— START Task inputs —

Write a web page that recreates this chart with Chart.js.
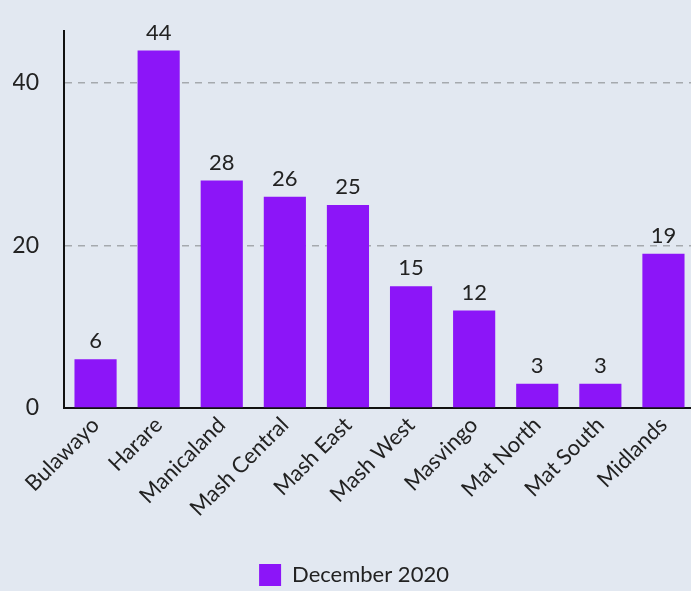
<!DOCTYPE html>
<html><head><meta charset="utf-8">
<script src="https://cdn.jsdelivr.net/npm/chart.js@4/dist/chart.umd.min.js"></script>
<style>html,body{margin:0;padding:0;background:#e2e8f1;overflow:hidden;}#wrap{width:691px;height:591px;overflow:hidden;}</style>
</head><body><div id="wrap"><canvas id="c" width="708" height="591"></canvas></div>
<script>
const categories = ["Bulawayo","Harare","Manicaland","Mash Central","Mash East","Mash West","Masvingo","Mat North","Mat South","Midlands"];
const seriesName = "December 2020";
const values = [6,44,28,26,25,15,12,3,3,19];
const yTicks = [0,20,40];

const FONT = "Lato, 'Open Sans', sans-serif";
const labelPlugin = {
  id:'barLabels',
  afterDatasetsDraw(chart){
    const ctx = chart.ctx;
    const meta = chart.getDatasetMeta(0);
    ctx.save();
    ctx.font = "22px " + FONT;
    ctx.fillStyle = "#222";
    ctx.textAlign = "center";
    ctx.textBaseline = "bottom";
    meta.data.forEach((el,i)=>{
      ctx.fillText(String(values[i]), el.x, el.y - 7);
    });
    ctx.restore();
  }
};
Chart.defaults.font.family = FONT;
new Chart(document.getElementById('c'), {
  type:'bar',
  data:{labels:categories, datasets:[{label:seriesName, data:values, backgroundColor:'#8c15f8', borderWidth:0, barPercentage:0.835, categoryPercentage:0.8}]},
  options:{
    responsive:false, animation:false,
    layout:{padding:{top:31,right:13,left:13,bottom:-5}},
    plugins:{
      legend:{position:'bottom', labels:{font:{size:22}, color:'#222', boxWidth:22, boxHeight:22, padding:10}},
      tooltip:{enabled:false}
    },
    scales:{
      x:{
        grid:{display:false, drawTicks:false},
        border:{color:'#111', width:2},
        ticks:{color:'#222', font:{size:22}, maxRotation:45, minRotation:45, padding:4},
        afterFit(s){ s.height = 146; s.paddingLeft = 0; s.paddingRight = 0; }
      },
      y:{
        min:0, max:46.4,
        afterBuildTicks(s){ s.ticks = yTicks.map(v=>({value:v})); },
        grid:{color:(c)=> c.tick && c.tick.value===0 ? 'rgba(0,0,0,0)' : '#a5a9ae', lineWidth:1.5, drawTicks:false},
        border:{color:'#111', width:2, dash:[7,6]},
        ticks:{color:'#222', font:{size:23}, padding:25},
        afterFit(s){ s.width = 51; s.paddingTop = 0; s.paddingBottom = 0; }
      }
    }
  },
  plugins:[labelPlugin, {id:'bg', beforeDraw(c){const x=c.ctx; x.save(); x.fillStyle='#e2e8f1'; x.fillRect(0,0,c.width,c.height); x.restore();}}]
});
</script></body></html>
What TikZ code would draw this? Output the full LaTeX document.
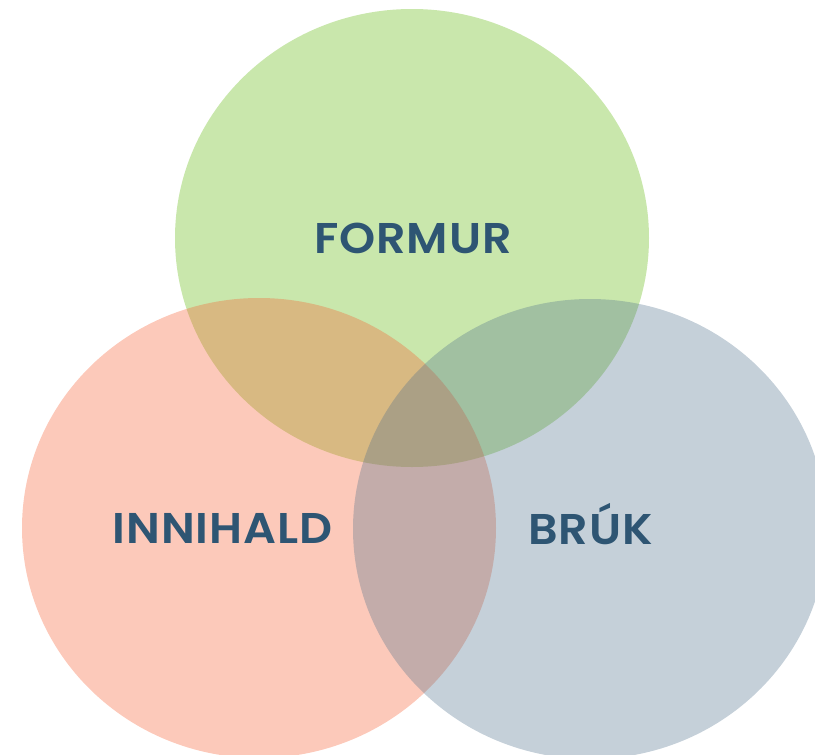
\documentclass[tikz,border=0pt]{standalone}
\usepackage{fontspec}
\newfontfamily\setfont{Poppins}[UprightFont=* SemiBold, FakeStretch=1.07, LetterSpace=2]
\definecolor{formurgreen}{RGB}{91,182,3}
\definecolor{innihaldred}{RGB}{246,91,45}
\definecolor{brukblue}{RGB}{79,112,139}
\definecolor{labelblue}{RGB}{46,85,115}
\tikzset{
  setfill/.style={fill opacity=0.33},
  setlabel/.style={anchor=base, inner sep=0pt, text=labelblue,
    font=\setfont\fontsize{43}{43}\selectfont}
}
\begin{document}
\begin{tikzpicture}[x=1pt,y=-1pt]
      \useasboundingbox (0,0) rectangle (815,755);
      \clip (0,0) rectangle (815,755);
      \fill[setfill, formurgreen] (412,238) ellipse [x radius=237, y radius=229];
      \fill[setfill, innihaldred] (259,528) ellipse [x radius=237, y radius=230];
      \fill[setfill, brukblue] (590,529) ellipse [x radius=237, y radius=230];
      \draw[setlabel]
        (413,253.5) node (formur){FORMUR}
        (222.5,543) node (innihald){INNIHALD}
        (590.5,544) node (bruk){BRÚK};
    \end{tikzpicture}
\end{document}
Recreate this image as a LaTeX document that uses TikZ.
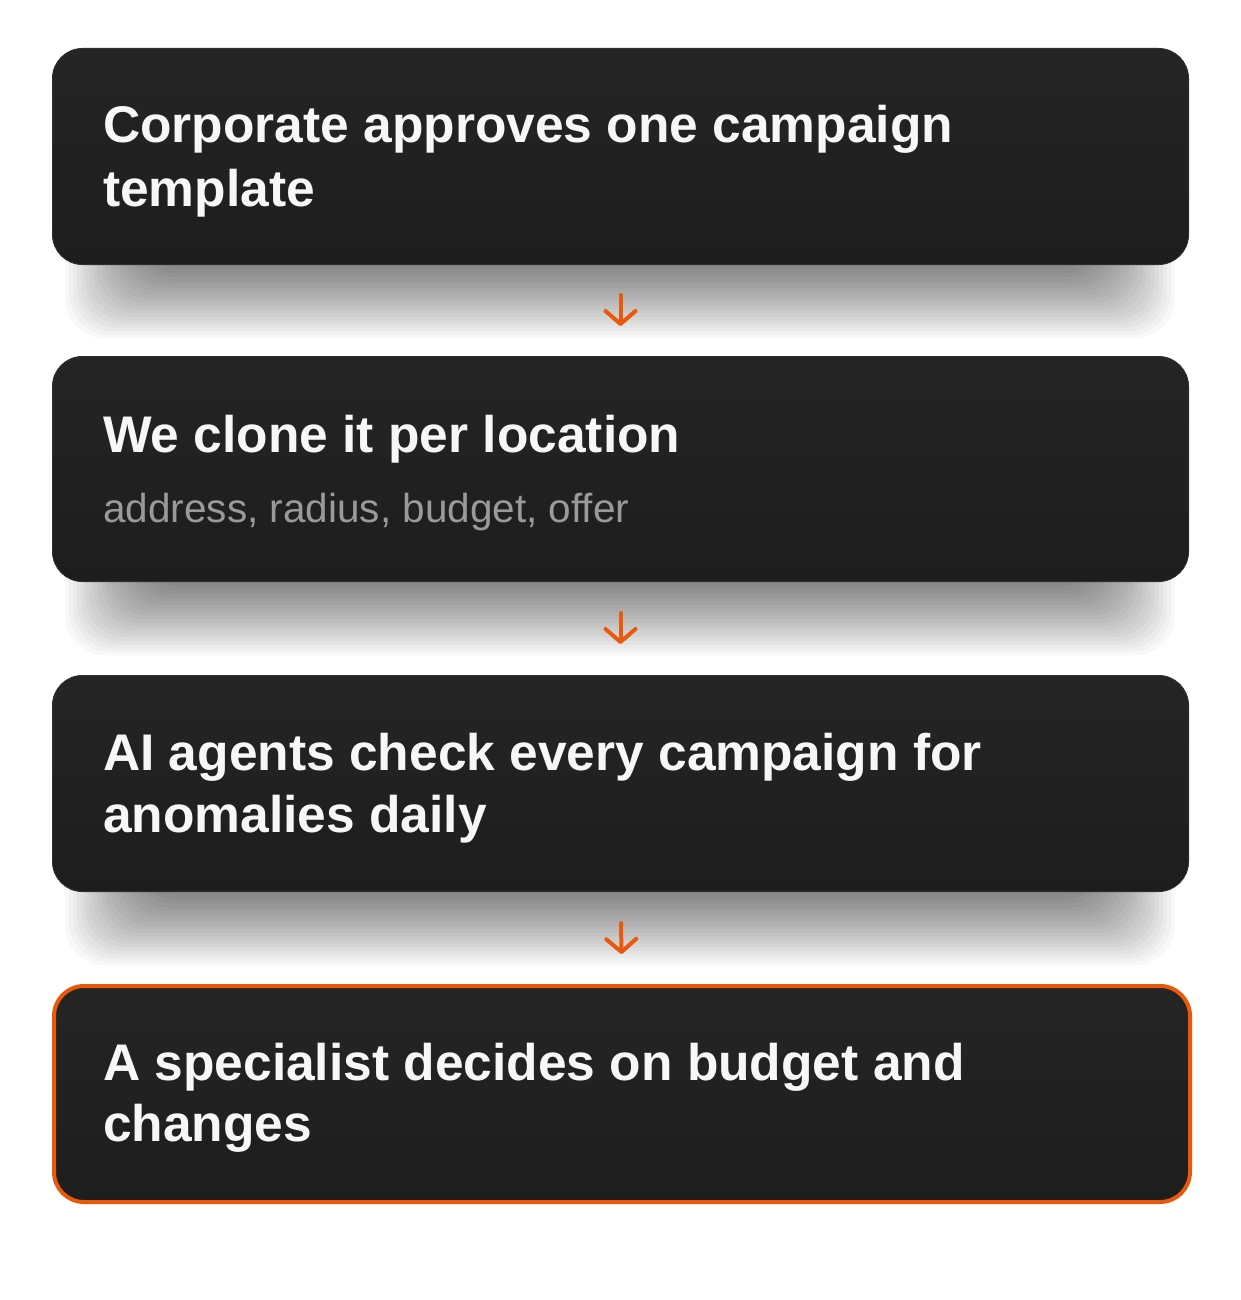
\documentclass[tikz,border=0pt]{standalone}
\usepackage{fontspec}
\setmainfont{Liberation Sans}
\usetikzlibrary{arrows.meta}
\definecolor{orng}{HTML}{E8590C}
\definecolor{cardtop}{HTML}{252525}
\definecolor{cardbot}{HTML}{1D1D1D}
\definecolor{cardline}{HTML}{2E2E2E}
\definecolor{subgray}{HTML}{9A9A9A}
\definecolor{titlewhite}{HTML}{F7F7F7}
\newcommand{\cardshadow}[2]{%
  \foreach \s in {0,3,...,57}{%
    \fill[black, opacity=0.026, rounded corners=40pt]
      ({52+90-\s*1.35}, {#1+60}) rectangle ({1188-90+\s*1.35}, {#2+6+\s*1.2});
  }}
\begin{document}
\begin{tikzpicture}[x=1pt,y=-1pt,
  card/.style={rounded corners=30pt, top color=cardtop, bottom color=cardbot,
    draw=cardline, line width=1pt, inner sep=0pt, minimum width=1136pt,
    anchor=north west},
  hilite/.style={card, draw=orng, line width=4pt},
  title/.style={anchor=base west, inner sep=0pt, text=titlewhite, font=\fontsize{51.5}{60}\selectfont\bfseries},
  subtitle/.style={anchor=base west, inner sep=0pt, text=subgray, font=\fontsize{40.5}{46}\selectfont},
  flow/.style={draw=orng, line width=4pt, line cap=round,
    -{Straight Barb[length=13pt, width=30pt, line cap=round, round]}}
]
\useasboundingbox (0,0) rectangle (1240,1300);
\fill[white] (0,0) rectangle (1240,1300);

\cardshadow{48}{264}
\cardshadow{356}{581}
\cardshadow{675}{891}

\node[card, minimum height=216pt] (b1) at (52,48) {};
\node[card, minimum height=225pt] (b2) at (52,356) {};
\node[card, minimum height=216pt] (b3) at (52,675) {};
\node[hilite, minimum height=216pt] (b4) at (52,984) {};

\node[title] (t1a) at (103,143) {Corporate approves one campaign};
\node[title] (t1b) at (103,206) {template};
\node[title] (t2a) at (103,452) {We clone it per location};
\node[subtitle] (s2) at (103,522) {address, radius, budget, offer};
\node[title] (t3a) at (103,770) {AI agents check every campaign for};
\node[title] (t3b) at (103,832) {anomalies daily};
\node[title] (t4a) at (103,1080) {A specialist decides on budget and};
\node[title] (t4b) at (103,1141) {changes};

\draw[flow, shorten <=30pt, shorten >=30pt] (b1.south) -- (b2.north);
\draw[flow, shorten <=31pt, shorten >=31pt] (b2.south) -- (b3.north);
\draw[flow, shorten <=31pt, shorten >=30pt] (b3.south) -- (b4.north);
\end{tikzpicture}
\end{document}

— END Task inputs —

What you will do:
Write out the material above again, word for word, minus its pictures.

Response for this exercise:
Write a web page that recreates this chart with Chart.js.
<!DOCTYPE html>
<html><head><meta charset="utf-8">
<script src="https://cdn.jsdelivr.net/npm/chart.js@4/dist/chart.umd.min.js"></script>
<style>html,body{margin:0;padding:0;background:#e2e8f1;overflow:hidden;}#wrap{width:691px;height:591px;overflow:hidden;}</style>
</head><body><div id="wrap"><canvas id="c" width="708" height="591"></canvas></div>
<script>
const categories = ["Bulawayo","Harare","Manicaland","Mash Central","Mash East","Mash West","Masvingo","Mat North","Mat South","Midlands"];
const seriesName = "December 2020";
const values = [6,44,28,26,25,15,12,3,3,19];
const yTicks = [0,20,40];

const FONT = "Lato, 'Open Sans', sans-serif";
const labelPlugin = {
  id:'barLabels',
  afterDatasetsDraw(chart){
    const ctx = chart.ctx;
    const meta = chart.getDatasetMeta(0);
    ctx.save();
    ctx.font = "22px " + FONT;
    ctx.fillStyle = "#222";
    ctx.textAlign = "center";
    ctx.textBaseline = "bottom";
    meta.data.forEach((el,i)=>{
      ctx.fillText(String(values[i]), el.x, el.y - 7);
    });
    ctx.restore();
  }
};
Chart.defaults.font.family = FONT;
new Chart(document.getElementById('c'), {
  type:'bar',
  data:{labels:categories, datasets:[{label:seriesName, data:values, backgroundColor:'#8c15f8', borderWidth:0, barPercentage:0.835, categoryPercentage:0.8}]},
  options:{
    responsive:false, animation:false,
    layout:{padding:{top:31,right:13,left:13,bottom:-5}},
    plugins:{
      legend:{position:'bottom', labels:{font:{size:22}, color:'#222', boxWidth:22, boxHeight:22, padding:10}},
      tooltip:{enabled:false}
    },
    scales:{
      x:{
        grid:{display:false, drawTicks:false},
        border:{color:'#111', width:2},
        ticks:{color:'#222', font:{size:22}, maxRotation:45, minRotation:45, padding:4},
        afterFit(s){ s.height = 146; s.paddingLeft = 0; s.paddingRight = 0; }
      },
      y:{
        min:0, max:46.4,
        afterBuildTicks(s){ s.ticks = yTicks.map(v=>({value:v})); },
        grid:{color:(c)=> c.tick && c.tick.value===0 ? 'rgba(0,0,0,0)' : '#a5a9ae', lineWidth:1.5, drawTicks:false},
        border:{color:'#111', width:2, dash:[7,6]},
        ticks:{color:'#222', font:{size:23}, padding:25},
        afterFit(s){ s.width = 51; s.paddingTop = 0; s.paddingBottom = 0; }
      }
    }
  },
  plugins:[labelPlugin, {id:'bg', beforeDraw(c){const x=c.ctx; x.save(); x.fillStyle='#e2e8f1'; x.fillRect(0,0,c.width,c.height); x.restore();}}]
});
</script></body></html>
What TikZ code would draw this? Output the full LaTeX document.
\documentclass[tikz,border=0pt]{standalone}
\usepackage{fontspec}
\newfontfamily\setfont{Poppins}[UprightFont=* SemiBold, FakeStretch=1.07, LetterSpace=2]
\definecolor{formurgreen}{RGB}{91,182,3}
\definecolor{innihaldred}{RGB}{246,91,45}
\definecolor{brukblue}{RGB}{79,112,139}
\definecolor{labelblue}{RGB}{46,85,115}
\tikzset{
  setfill/.style={fill opacity=0.33},
  setlabel/.style={anchor=base, inner sep=0pt, text=labelblue,
    font=\setfont\fontsize{43}{43}\selectfont}
}
\begin{document}
\begin{tikzpicture}[x=1pt,y=-1pt]
      \useasboundingbox (0,0) rectangle (815,755);
      \clip (0,0) rectangle (815,755);
      \fill[setfill, formurgreen] (412,238) ellipse [x radius=237, y radius=229];
      \fill[setfill, innihaldred] (259,528) ellipse [x radius=237, y radius=230];
      \fill[setfill, brukblue] (590,529) ellipse [x radius=237, y radius=230];
      \draw[setlabel]
        (413,253.5) node (formur){FORMUR}
        (222.5,543) node (innihald){INNIHALD}
        (590.5,544) node (bruk){BRÚK};
    \end{tikzpicture}
\end{document}
Recreate this image as a LaTeX document that uses TikZ.
\documentclass[tikz,border=0pt]{standalone}
\usepackage{fontspec}
\setmainfont{Liberation Sans}
\usetikzlibrary{arrows.meta}
\definecolor{orng}{HTML}{E8590C}
\definecolor{cardtop}{HTML}{252525}
\definecolor{cardbot}{HTML}{1D1D1D}
\definecolor{cardline}{HTML}{2E2E2E}
\definecolor{subgray}{HTML}{9A9A9A}
\definecolor{titlewhite}{HTML}{F7F7F7}
\newcommand{\cardshadow}[2]{%
  \foreach \s in {0,3,...,57}{%
    \fill[black, opacity=0.026, rounded corners=40pt]
      ({52+90-\s*1.35}, {#1+60}) rectangle ({1188-90+\s*1.35}, {#2+6+\s*1.2});
  }}
\begin{document}
\begin{tikzpicture}[x=1pt,y=-1pt,
  card/.style={rounded corners=30pt, top color=cardtop, bottom color=cardbot,
    draw=cardline, line width=1pt, inner sep=0pt, minimum width=1136pt,
    anchor=north west},
  hilite/.style={card, draw=orng, line width=4pt},
  title/.style={anchor=base west, inner sep=0pt, text=titlewhite, font=\fontsize{51.5}{60}\selectfont\bfseries},
  subtitle/.style={anchor=base west, inner sep=0pt, text=subgray, font=\fontsize{40.5}{46}\selectfont},
  flow/.style={draw=orng, line width=4pt, line cap=round,
    -{Straight Barb[length=13pt, width=30pt, line cap=round, round]}}
]
\useasboundingbox (0,0) rectangle (1240,1300);
\fill[white] (0,0) rectangle (1240,1300);

\cardshadow{48}{264}
\cardshadow{356}{581}
\cardshadow{675}{891}

\node[card, minimum height=216pt] (b1) at (52,48) {};
\node[card, minimum height=225pt] (b2) at (52,356) {};
\node[card, minimum height=216pt] (b3) at (52,675) {};
\node[hilite, minimum height=216pt] (b4) at (52,984) {};

\node[title] (t1a) at (103,143) {Corporate approves one campaign};
\node[title] (t1b) at (103,206) {template};
\node[title] (t2a) at (103,452) {We clone it per location};
\node[subtitle] (s2) at (103,522) {address, radius, budget, offer};
\node[title] (t3a) at (103,770) {AI agents check every campaign for};
\node[title] (t3b) at (103,832) {anomalies daily};
\node[title] (t4a) at (103,1080) {A specialist decides on budget and};
\node[title] (t4b) at (103,1141) {changes};

\draw[flow, shorten <=30pt, shorten >=30pt] (b1.south) -- (b2.north);
\draw[flow, shorten <=31pt, shorten >=31pt] (b2.south) -- (b3.north);
\draw[flow, shorten <=31pt, shorten >=30pt] (b3.south) -- (b4.north);
\end{tikzpicture}
\end{document}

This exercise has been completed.